IRS calls on Congress to repeal "burdensome" cell phone tax rules

Just days after announcing a new attempt to get a handle on taxing the business portion of cell phone use by suggesting a flat 75% business/25% personal division of expenses on cell phones used as business phones for purposes of determining tax deductible expenses, IRS Commissioner Doug Shulman has suddenly changed gears and is asking Congress to repeal the designation of cell phones as listed property.

In a published statement, Shulman wrote:

This month, the Internal Revenue Service asked for comments on ways to simplify compliance with rules related to employer-provided cellular telephones. The current law, which has been on the books for many years, is burdensome, poorly understood by taxpayers, and difficult for the IRS to administer consistently. Some have incorrectly implied that the IRS is "cracking down" on employee use of employer-provided cell phones. To the contrary, the IRS is attempting to simplify the rules and eliminate uncertainty for businesses and individuals.

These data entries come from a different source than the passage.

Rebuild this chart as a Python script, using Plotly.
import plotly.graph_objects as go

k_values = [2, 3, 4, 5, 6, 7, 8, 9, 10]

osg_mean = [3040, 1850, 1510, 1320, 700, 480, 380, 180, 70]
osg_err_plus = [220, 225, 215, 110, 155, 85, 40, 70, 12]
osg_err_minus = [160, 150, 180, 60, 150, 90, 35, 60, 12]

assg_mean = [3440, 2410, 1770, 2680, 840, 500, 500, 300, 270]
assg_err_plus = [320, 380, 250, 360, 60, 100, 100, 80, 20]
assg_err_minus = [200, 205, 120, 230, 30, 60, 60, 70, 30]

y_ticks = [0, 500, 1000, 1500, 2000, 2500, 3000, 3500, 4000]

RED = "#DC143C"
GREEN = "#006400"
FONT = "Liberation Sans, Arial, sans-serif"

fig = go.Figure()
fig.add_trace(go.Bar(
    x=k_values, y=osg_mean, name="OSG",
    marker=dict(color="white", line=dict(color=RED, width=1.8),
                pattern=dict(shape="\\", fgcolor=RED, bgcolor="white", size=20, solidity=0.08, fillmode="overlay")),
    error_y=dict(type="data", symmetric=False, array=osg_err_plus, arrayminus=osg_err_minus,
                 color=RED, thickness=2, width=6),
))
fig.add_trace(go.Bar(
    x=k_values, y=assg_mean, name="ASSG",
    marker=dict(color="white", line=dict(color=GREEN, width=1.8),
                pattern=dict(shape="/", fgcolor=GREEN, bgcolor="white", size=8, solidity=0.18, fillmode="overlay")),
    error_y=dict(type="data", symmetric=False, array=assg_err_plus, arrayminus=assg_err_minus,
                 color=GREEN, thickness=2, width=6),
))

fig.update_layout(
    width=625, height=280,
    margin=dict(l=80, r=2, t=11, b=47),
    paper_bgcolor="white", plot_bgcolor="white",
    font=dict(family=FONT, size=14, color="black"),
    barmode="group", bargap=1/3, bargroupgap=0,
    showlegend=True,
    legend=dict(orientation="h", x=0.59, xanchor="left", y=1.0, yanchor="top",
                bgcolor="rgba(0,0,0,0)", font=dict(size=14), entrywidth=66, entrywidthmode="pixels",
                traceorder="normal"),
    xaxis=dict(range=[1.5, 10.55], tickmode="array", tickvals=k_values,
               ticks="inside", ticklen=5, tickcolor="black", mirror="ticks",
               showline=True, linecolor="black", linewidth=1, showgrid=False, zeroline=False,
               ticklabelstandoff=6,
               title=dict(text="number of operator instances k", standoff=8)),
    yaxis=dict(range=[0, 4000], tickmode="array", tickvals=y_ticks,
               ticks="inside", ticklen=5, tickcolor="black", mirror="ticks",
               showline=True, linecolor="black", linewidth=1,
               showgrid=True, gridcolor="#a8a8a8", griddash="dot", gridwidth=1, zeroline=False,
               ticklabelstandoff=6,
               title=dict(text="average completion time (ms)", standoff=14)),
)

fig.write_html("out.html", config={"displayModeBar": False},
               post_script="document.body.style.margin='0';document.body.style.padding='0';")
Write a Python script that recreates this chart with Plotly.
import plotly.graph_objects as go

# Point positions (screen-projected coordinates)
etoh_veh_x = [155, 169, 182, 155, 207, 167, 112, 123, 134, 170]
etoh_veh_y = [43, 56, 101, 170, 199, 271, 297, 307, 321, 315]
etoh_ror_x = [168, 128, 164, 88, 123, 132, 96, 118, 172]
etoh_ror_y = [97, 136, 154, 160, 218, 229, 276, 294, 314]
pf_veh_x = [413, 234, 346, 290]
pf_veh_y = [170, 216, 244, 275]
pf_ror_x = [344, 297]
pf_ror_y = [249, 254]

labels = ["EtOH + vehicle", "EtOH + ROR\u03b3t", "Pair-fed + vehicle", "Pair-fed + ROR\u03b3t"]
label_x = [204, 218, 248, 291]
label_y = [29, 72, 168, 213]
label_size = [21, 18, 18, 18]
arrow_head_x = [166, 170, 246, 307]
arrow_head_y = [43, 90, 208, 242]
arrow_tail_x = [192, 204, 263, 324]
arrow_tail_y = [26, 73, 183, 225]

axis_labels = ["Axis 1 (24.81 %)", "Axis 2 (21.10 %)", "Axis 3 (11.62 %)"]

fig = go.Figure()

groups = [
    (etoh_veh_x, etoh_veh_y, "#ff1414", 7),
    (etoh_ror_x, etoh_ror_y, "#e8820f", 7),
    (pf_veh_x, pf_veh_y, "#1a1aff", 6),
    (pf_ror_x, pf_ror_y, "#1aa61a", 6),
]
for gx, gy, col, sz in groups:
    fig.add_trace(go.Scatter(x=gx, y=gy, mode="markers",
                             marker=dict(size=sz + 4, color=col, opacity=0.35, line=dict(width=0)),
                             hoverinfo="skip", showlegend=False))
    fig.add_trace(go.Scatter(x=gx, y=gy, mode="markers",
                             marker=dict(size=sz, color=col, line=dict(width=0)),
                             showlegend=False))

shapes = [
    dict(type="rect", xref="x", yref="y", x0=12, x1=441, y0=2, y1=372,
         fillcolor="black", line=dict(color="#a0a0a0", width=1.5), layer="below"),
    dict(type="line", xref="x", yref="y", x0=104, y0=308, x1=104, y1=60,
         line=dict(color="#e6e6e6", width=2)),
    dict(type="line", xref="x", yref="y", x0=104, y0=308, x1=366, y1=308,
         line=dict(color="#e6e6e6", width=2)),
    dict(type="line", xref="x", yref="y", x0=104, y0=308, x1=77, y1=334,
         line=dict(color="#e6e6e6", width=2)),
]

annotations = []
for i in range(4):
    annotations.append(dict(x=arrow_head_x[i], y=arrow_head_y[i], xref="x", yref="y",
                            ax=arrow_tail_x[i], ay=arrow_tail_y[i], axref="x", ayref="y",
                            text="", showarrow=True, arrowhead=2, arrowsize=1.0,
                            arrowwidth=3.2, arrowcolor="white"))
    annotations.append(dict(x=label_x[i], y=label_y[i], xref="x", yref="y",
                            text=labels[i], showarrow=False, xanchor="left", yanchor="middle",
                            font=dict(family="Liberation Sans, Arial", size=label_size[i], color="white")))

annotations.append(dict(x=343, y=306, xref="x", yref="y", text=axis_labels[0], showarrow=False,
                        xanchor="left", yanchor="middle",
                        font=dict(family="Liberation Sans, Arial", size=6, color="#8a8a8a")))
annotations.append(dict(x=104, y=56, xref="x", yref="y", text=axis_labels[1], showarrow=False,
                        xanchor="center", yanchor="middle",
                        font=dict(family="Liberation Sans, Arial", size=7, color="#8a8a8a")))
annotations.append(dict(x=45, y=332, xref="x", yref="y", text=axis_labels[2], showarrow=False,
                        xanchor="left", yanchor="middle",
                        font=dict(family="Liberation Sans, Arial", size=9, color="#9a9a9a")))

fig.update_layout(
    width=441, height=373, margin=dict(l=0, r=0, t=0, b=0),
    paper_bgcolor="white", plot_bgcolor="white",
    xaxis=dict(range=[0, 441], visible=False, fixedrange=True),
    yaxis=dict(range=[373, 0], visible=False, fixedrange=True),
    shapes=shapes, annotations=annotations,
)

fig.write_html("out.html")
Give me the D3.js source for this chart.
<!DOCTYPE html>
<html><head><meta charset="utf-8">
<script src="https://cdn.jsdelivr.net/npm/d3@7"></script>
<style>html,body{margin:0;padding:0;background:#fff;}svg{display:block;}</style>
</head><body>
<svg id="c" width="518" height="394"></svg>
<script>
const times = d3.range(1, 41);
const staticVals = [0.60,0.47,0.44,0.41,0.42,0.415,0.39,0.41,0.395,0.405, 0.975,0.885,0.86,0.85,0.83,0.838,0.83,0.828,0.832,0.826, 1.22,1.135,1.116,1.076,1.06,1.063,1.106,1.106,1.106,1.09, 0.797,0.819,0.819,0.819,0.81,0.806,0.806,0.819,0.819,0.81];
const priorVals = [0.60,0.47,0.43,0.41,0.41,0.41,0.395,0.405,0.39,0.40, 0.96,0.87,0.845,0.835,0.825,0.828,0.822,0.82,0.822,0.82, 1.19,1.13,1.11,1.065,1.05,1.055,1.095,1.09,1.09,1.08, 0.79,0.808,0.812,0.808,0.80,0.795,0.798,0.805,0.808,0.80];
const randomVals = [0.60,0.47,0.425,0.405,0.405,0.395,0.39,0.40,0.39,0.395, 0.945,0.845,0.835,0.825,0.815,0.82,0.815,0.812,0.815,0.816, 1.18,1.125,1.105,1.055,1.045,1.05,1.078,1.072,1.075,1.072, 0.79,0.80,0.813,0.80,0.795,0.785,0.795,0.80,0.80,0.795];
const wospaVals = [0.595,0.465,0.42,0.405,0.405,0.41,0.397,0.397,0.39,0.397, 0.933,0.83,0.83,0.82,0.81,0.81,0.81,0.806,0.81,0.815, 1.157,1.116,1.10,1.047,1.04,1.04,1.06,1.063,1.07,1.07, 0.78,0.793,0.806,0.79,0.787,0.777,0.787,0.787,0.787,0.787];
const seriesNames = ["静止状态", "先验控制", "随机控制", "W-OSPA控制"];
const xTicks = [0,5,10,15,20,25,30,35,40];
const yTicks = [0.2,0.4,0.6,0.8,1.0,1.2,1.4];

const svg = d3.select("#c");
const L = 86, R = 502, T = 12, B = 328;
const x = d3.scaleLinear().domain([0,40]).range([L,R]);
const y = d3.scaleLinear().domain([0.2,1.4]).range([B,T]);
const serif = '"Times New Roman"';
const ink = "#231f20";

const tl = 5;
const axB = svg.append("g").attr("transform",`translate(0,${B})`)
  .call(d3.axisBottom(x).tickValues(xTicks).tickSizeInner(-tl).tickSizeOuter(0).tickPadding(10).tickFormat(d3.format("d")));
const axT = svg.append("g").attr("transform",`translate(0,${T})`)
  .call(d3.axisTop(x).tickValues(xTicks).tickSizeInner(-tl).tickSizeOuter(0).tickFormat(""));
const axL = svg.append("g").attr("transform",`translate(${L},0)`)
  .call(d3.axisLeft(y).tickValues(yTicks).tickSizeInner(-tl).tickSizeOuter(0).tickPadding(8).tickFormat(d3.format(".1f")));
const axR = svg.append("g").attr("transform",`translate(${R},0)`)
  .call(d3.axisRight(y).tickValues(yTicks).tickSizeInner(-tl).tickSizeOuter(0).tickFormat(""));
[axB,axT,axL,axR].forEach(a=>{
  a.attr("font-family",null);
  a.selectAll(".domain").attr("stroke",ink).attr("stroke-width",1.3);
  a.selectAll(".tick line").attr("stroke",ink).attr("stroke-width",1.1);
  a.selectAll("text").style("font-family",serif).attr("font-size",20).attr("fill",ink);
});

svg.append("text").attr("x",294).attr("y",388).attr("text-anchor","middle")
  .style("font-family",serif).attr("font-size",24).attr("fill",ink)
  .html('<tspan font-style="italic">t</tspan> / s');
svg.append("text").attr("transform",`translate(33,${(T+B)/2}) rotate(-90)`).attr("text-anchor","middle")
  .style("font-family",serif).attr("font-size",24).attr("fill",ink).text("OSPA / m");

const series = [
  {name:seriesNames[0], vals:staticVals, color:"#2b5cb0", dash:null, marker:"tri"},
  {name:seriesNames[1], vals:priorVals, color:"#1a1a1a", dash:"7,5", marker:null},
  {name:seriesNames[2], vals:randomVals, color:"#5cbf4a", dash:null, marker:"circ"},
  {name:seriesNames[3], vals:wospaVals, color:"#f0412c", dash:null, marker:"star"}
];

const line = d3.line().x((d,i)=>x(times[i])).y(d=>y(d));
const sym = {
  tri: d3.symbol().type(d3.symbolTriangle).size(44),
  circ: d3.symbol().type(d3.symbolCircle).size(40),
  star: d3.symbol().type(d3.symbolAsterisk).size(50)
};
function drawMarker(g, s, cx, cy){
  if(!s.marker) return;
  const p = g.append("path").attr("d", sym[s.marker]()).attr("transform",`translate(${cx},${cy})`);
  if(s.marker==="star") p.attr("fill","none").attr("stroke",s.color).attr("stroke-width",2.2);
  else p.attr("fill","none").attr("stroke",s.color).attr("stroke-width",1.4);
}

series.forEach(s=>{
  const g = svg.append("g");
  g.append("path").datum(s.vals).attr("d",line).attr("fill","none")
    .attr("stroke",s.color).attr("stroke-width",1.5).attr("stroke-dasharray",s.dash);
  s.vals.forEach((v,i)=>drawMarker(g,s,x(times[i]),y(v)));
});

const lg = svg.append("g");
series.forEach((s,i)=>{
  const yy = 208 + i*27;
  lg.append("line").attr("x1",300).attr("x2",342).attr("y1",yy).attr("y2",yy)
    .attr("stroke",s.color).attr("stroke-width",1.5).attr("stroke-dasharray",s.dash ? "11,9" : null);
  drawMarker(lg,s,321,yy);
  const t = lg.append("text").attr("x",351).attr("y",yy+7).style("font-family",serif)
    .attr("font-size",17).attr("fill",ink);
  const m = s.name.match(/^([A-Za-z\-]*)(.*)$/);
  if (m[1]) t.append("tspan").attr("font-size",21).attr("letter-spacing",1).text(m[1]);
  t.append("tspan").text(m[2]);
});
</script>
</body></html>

Although some of the proposed changes would add clarity, the current law will inevitably leave widespread confusion among employees and businesses. Therefore, Secretary Geithner and I ask that Congress act to make clear that there will be no tax consequence to employers or employees for personal use of work-related devices such as cell phones provided by employers. The passage of time, advances in technology, and the nature of communication in the modern workplace have rendered this law obsolete.

Because it is up to Congress to set the laws that the IRS must follow and enforce, it is now up to Congress to make a change as requested by Shulman and Treasury Secretary Tim Geithner.